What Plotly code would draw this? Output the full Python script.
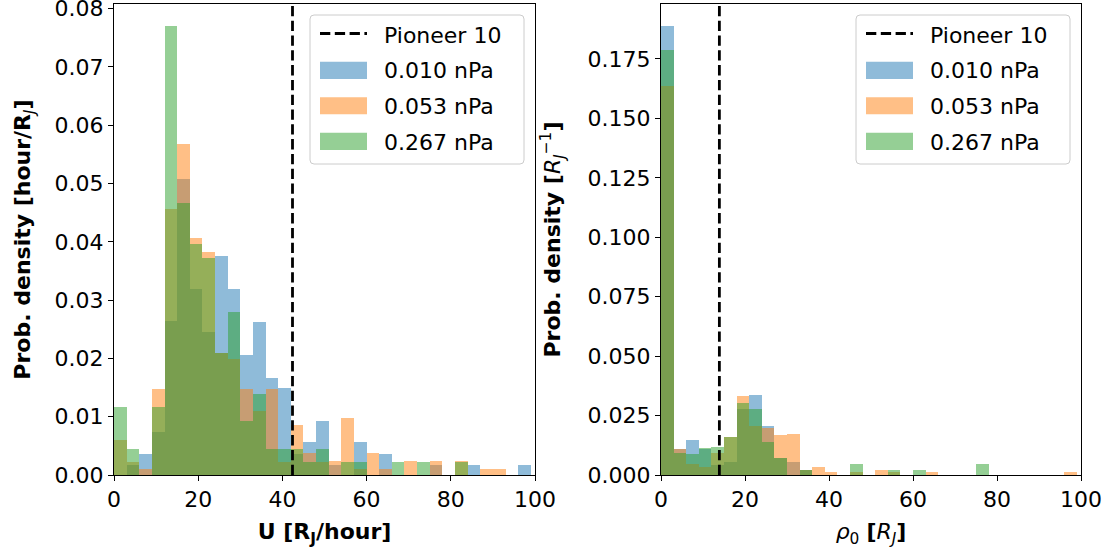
import plotly.graph_objects as go

# Histogram bins: 33 bins of width 3 starting at 0
bin_width = 3.0
bin_lefts = list(range(0, 99, 3))
bin_centers = [b + bin_width / 2 for b in bin_lefts]

labels = ["0.010 nPa", "0.053 nPa", "0.267 nPa"]

# Probability densities of the plasma speed U [R_J/hour]
u_010 = [0.0, 0.0017, 0.0036, 0.0074, 0.0264, 0.0507, 0.0319, 0.0245, 0.0376, 0.0319,
         0.0206, 0.0263, 0.0167, 0.0149, 0.0036, 0.0056, 0.0093, 0.0018, 0.0, 0.0056,
         0.0, 0.0036, 0.0, 0.0, 0.0, 0.0018, 0.0, 0.0, 0.0017, 0.0, 0.0, 0.0, 0.0017]
u_053 = [0.0060, 0.0023, 0.0011, 0.0147, 0.0456, 0.0567, 0.0407, 0.0382, 0.0210, 0.0199,
         0.0147, 0.0110, 0.0147, 0.0023, 0.0086, 0.0037, 0.0023, 0.0024, 0.0098, 0.0011,
         0.0037, 0.0011, 0.0, 0.0024, 0.0, 0.0024, 0.0, 0.0024, 0.0, 0.0011, 0.0011, 0.0, 0.0]
u_267 = [0.0116, 0.0045, 0.0, 0.0116, 0.0770, 0.0466, 0.0396, 0.0373, 0.0210, 0.0279,
         0.0093, 0.0139, 0.0045, 0.0045, 0.0045, 0.0023, 0.0045, 0.0, 0.0022, 0.0022,
         0.0, 0.0, 0.0023, 0.0, 0.0023, 0.0, 0.0, 0.0022, 0.0, 0.0, 0.0, 0.0, 0.0]

# Probability densities of rho_0 [R_J]
rho_010 = [0.1887, 0.0109, 0.0147, 0.0109, 0.0040, 0.0053, 0.0277, 0.0336, 0.0206, 0.0070,
           0.0056, 0.0021, 0.0, 0.0, 0.0, 0.0, 0.0, 0.0, 0.0, 0.0,
           0.0, 0.0, 0.0, 0.0, 0.0, 0.0, 0.0, 0.0, 0.0, 0.0, 0.0, 0.0, 0.0]
rho_053 = [0.1636, 0.0109, 0.0046, 0.0035, 0.0093, 0.0161, 0.0332, 0.0207, 0.0196, 0.0168,
           0.0171, 0.0021, 0.0035, 0.0011, 0.0, 0.0011, 0.0, 0.0021, 0.0011, 0.0,
           0.0, 0.0011, 0.0, 0.0, 0.0, 0.0, 0.0, 0.0, 0.0, 0.0, 0.0, 0.0, 0.0011]
rho_267 = [0.1786, 0.0091, 0.0088, 0.0115, 0.0117, 0.0161, 0.0304, 0.0277, 0.0140, 0.0070,
           0.0, 0.0021, 0.0, 0.0, 0.0, 0.0045, 0.0, 0.0, 0.0021, 0.0,
           0.0021, 0.0, 0.0, 0.0, 0.0, 0.0045, 0.0, 0.0, 0.0, 0.0, 0.0, 0.0, 0.0]

# Pioneer 10 reference values
pioneer_u = 42.4
pioneer_rho = 13.9

y_max_u = 0.0808
y_max_rho = 0.1981

colors = ["rgba(31,119,180,0.5)", "rgba(255,127,14,0.5)", "rgba(44,160,44,0.5)"]
FONT = "DejaVu Sans"
FS = 22

fig = go.Figure()

for series, xa, ya in [((u_010, u_053, u_267), "x", "y"),
                       ((rho_010, rho_053, rho_267), "x2", "y2")]:
    for vals, col, lab in zip(series, colors, labels):
        fig.add_trace(go.Bar(
            x=bin_centers, y=vals, width=bin_width, name=lab,
            marker=dict(color=col, line=dict(width=0)),
            xaxis=xa, yaxis=ya, showlegend=False, hoverinfo="x+y+name",
        ))

dash = "10.3px,4.5px"
fig.add_trace(go.Scatter(x=[pioneer_u, pioneer_u], y=[0, y_max_u], mode="lines",
                         line=dict(color="black", width=2.8, dash=dash),
                         name="Pioneer 10", xaxis="x", yaxis="y", showlegend=False))
fig.add_trace(go.Scatter(x=[pioneer_rho, pioneer_rho], y=[0, y_max_rho], mode="lines",
                         line=dict(color="black", width=2.8, dash=dash),
                         name="Pioneer 10", xaxis="x2", yaxis="y2", showlegend=False))

# Plot-area geometry in pixels
W, H = 1109, 556
L, R, T, B = 114, 1081, 4, 475
PW, PH = R - L, B - T


def px(xp):
    return (xp - L) / PW


def py(yp):
    return (B - yp) / PH


def rounded_box(x0, y0, x1, y1, r):
    pts = [
        f"M{px(x0 + r)},{py(y0)}",
        f"L{px(x1 - r)},{py(y0)}",
        f"Q{px(x1)},{py(y0)} {px(x1)},{py(y0 + r)}",
        f"L{px(x1)},{py(y1 - r)}",
        f"Q{px(x1)},{py(y1)} {px(x1 - r)},{py(y1)}",
        f"L{px(x0 + r)},{py(y1)}",
        f"Q{px(x0)},{py(y1)} {px(x0)},{py(y1 - r)}",
        f"L{px(x0)},{py(y0 + r)}",
        f"Q{px(x0)},{py(y0)} {px(x0 + r)},{py(y0)}",
        "Z",
    ]
    return " ".join(pts)


shapes = []
annotations = []
legend_texts = ["Pioneer 10"] + labels
for box_left in (310, 856):
    top, bottom = 15, 164
    shapes.append(dict(type="path", xref="paper", yref="paper",
                       path=rounded_box(box_left, top, box_left + 214, bottom, 4),
                       fillcolor="rgba(255,255,255,0.8)",
                       line=dict(color="#cccccc", width=1), layer="above"))
    hx0, hx1 = box_left + 10, box_left + 57
    shapes.append(dict(type="line", xref="paper", yref="paper",
                       x0=px(hx0), x1=px(hx1), y0=py(33.5), y1=py(33.5),
                       line=dict(color="black", width=2.8, dash=dash), layer="above"))
    for col, (s0, s1) in zip(colors, [(61.7, 79.0), (97.3, 114.3), (132.7, 150.0)]):
        shapes.append(dict(type="rect", xref="paper", yref="paper",
                           x0=px(hx0), x1=px(hx1), y0=py(s1), y1=py(s0),
                           fillcolor=col, line=dict(width=0), layer="above"))
    for txt, yc in zip(legend_texts, [35.5, 71, 107, 142]):
        annotations.append(dict(text=txt, xref="paper", yref="paper",
                                x=px(box_left + 72), y=py(yc), xanchor="left",
                                yanchor="middle", showarrow=False,
                                font=dict(family=FONT, size=FS, color="black")))

axis_common = dict(
    showline=True, linecolor="black", linewidth=1.1, mirror=True,
    ticks="outside", ticklen=5, tickwidth=1.1, tickcolor="black",
    showgrid=False, zeroline=False, ticklabeloverflow="allow",
    tickfont=dict(family=FONT, size=FS, color="black"),
)

title_font = dict(family=FONT, size=FS, color="black")

fig.update_layout(
    width=W, height=H,
    margin=dict(l=L, r=W - R, t=T, b=H - B, autoexpand=False),
    paper_bgcolor="white", plot_bgcolor="white",
    barmode="overlay", bargap=0,
    shapes=shapes, annotations=annotations,
    xaxis=dict(domain=[0, px(535)], range=[0, 100], tickvals=[0, 20, 40, 60, 80, 100],
               anchor="y",
               title=dict(text="<b>U [R<sub>J</sub>/hour]</b>", font=title_font, standoff=12),
               **axis_common),
    yaxis=dict(range=[0, y_max_u], tickvals=[0, 0.01, 0.02, 0.03, 0.04, 0.05, 0.06, 0.07, 0.08],
               tickformat=".2f", anchor="x",
               title=dict(text="<b>Prob. density [hour/R</b><sub><i>J</i></sub><b>]</b>",
                          font=title_font, standoff=17),
               **axis_common),
    xaxis2=dict(domain=[px(661), 1], range=[0, 100], tickvals=[0, 20, 40, 60, 80, 100],
                anchor="y2",
                title=dict(text="<i>ρ</i><sub>0</sub> <b>[</b><i>R<sub>J</sub></i><b>]</b>",
                           font=title_font, standoff=12),
                **axis_common),
    yaxis2=dict(range=[0, y_max_rho],
                tickvals=[0, 0.025, 0.05, 0.075, 0.1, 0.125, 0.15, 0.175],
                tickformat=".3f", anchor="x2",
                title=dict(text="<b>Prob. density [</b><i>R</i><sub><i>J</i></sub><sup>−1</sup><b>]</b>",
                           font=title_font, standoff=20),
                **axis_common),
)

fig.write_html("out.html")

- WHAT IS NEEDED:
From the first line above down to the line with "bin_centers = [b", reproduce every line and no others, omitting pictures.

- ANSWER TO THE TASK:
What Plotly code would draw this? Output the full Python script.
import plotly.graph_objects as go

# Histogram bins: 33 bins of width 3 starting at 0
bin_width = 3.0
bin_lefts = list(range(0, 99, 3))
bin_centers = [b + bin_width / 2 for b in bin_lefts]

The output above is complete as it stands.